Someone I respect says we shouldn’t teach kids stuff they don’t care about.
It sounds appealing. On some level this seems to make sense.
It is also patently absurd.
We have to teach kids things they don’t care about for all kinds of reasons.
The first reason is because we don’t have to teach them the things they do care about. They learn those things with or without us.
You know this if you have spent any time at all with boys between the ages of three and six and wondered how they know all they know about dinosaurs. You know this if you have ever talked to a teenager about their music.
We have to teach kids things they don’t care about so that they will care about things they don’t know about yet. Like genocides, or famines, or global warming.
Or how to use a chain saw.
I wish someone had taught me how to use a chainsaw. I didn’t care about it when I lived in Manhattan, it wasn’t important then. I could really use that knowledge now that I have a backyard with trees down in it.
As I see it, the question is not whether we should or should not teach kids things they don’t care about. The question is what it is that they don’t care about that we do need to teach them about.
This is not really something anyone I know can determine. I know I can’t.
I have problems just dividing knowledge into those things we academics call subjects. I have a very hard time figuring out where math ends and science begins, how people can think that what we call social studies doesn’t overlap them both and that it is all blanketed by English.
Kowledge is holisitc. It is all one giant fuzzy rapidly expanding blob with no beginning, no end, no edges at all. It cannot be created and cannot be destroyed; it can only be uncovered or revealed. And it is our job to reveal it, as much of it as we can.
I don’t think it matters much what order we teach things. Jerome Bruner says anything can be taught to anyone at any time. The only thing that changes is the level of complexity. He contends that anything can be, should be, retaught repeatedly at increasing levels of complexity.
I just know that it is absolutely essential that we teach kids one very, very important thing, something we all know but don’t focus on. We need them to know it and to focus on it, to make it the driving force in their life.
We have to teach kids that the world has not always been the way it is now and it will not always be the way it is.
We have to teach them that they have the power to change the ways things are.
And we have to remember that so do we.
Nice post – and agree with the view of epistimology that knowledge is a revelation.
Deven,
Why must an adult impose upon a child what they should care about? We all care about different things. We can expose young people to a variety of different topics and let them choose for themselves what to care about and when.

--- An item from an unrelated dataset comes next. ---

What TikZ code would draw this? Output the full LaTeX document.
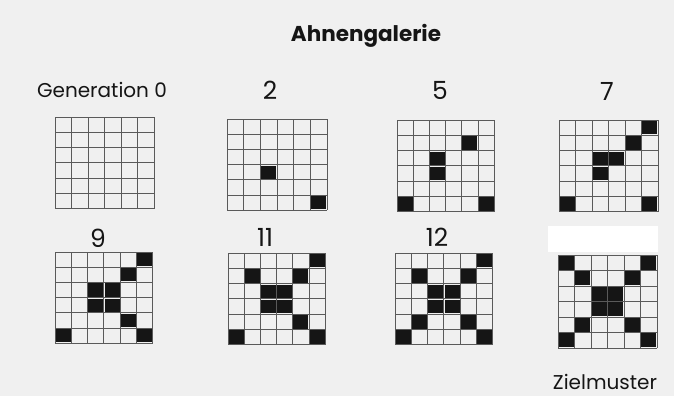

Why should we force someone to learn something you think they should care about if they don’t care or are not ready to learn? Do you really think learning about a chainsaw 20 years before you needed to know how to use it would be effective? I believe individuals should be given the freedom to learn and care about topics that make sense for them.
I know it is cliche at this point, but in the 21st century learning can be “just in time” rather than “just in case.”
Oh, and if you want to learn to use a chainsaw, there are thousands of videos to choose from on YouTube. You can start with this one http://youtu.be/fou893qVvxQ
I’m not saying we should impose on children what they should care about, I’m saying that if we don’t expose them to the world beyond their insular lives they will not have the opportunity to care about things that might, it could turn out, matter to them.
Just in time learning is wonderful assuming you know the right questions to ask and what rock to look under. Learning something takes knowing something and learning things just in time is no exception. I agree it would do little good for me to learn about chainsaws 20 years before I need to use one, but I suspect that had someone exposed me to the sorts of things chainsaws (or other powerful tools) are used for when I was more nimble and less wary I might have found uses for them that might have been beneficial to me or someone else.
As I am sure you know, I am no big fan of predetermined curricula; I believe in asking a question and following all the directions potential answers might lead, including venturing off on tangents that seem interesting. How else would one discover that knowledge is one big thing instead of a lot of little things that may or may not be connected. My education, the part I did and continue to do outside of school as well as some of what I did in school, allowed me to follow whatever meandering path I wandered onto and, as a result, I discovered the joy of learning long before I was subjected to the drudgery of learning. I wish all students could have the same opportunity I did. but I also wish that they all would be as prepared with as much prior knowledge and trust in their abilities as I had when I wandered off the curriculum path.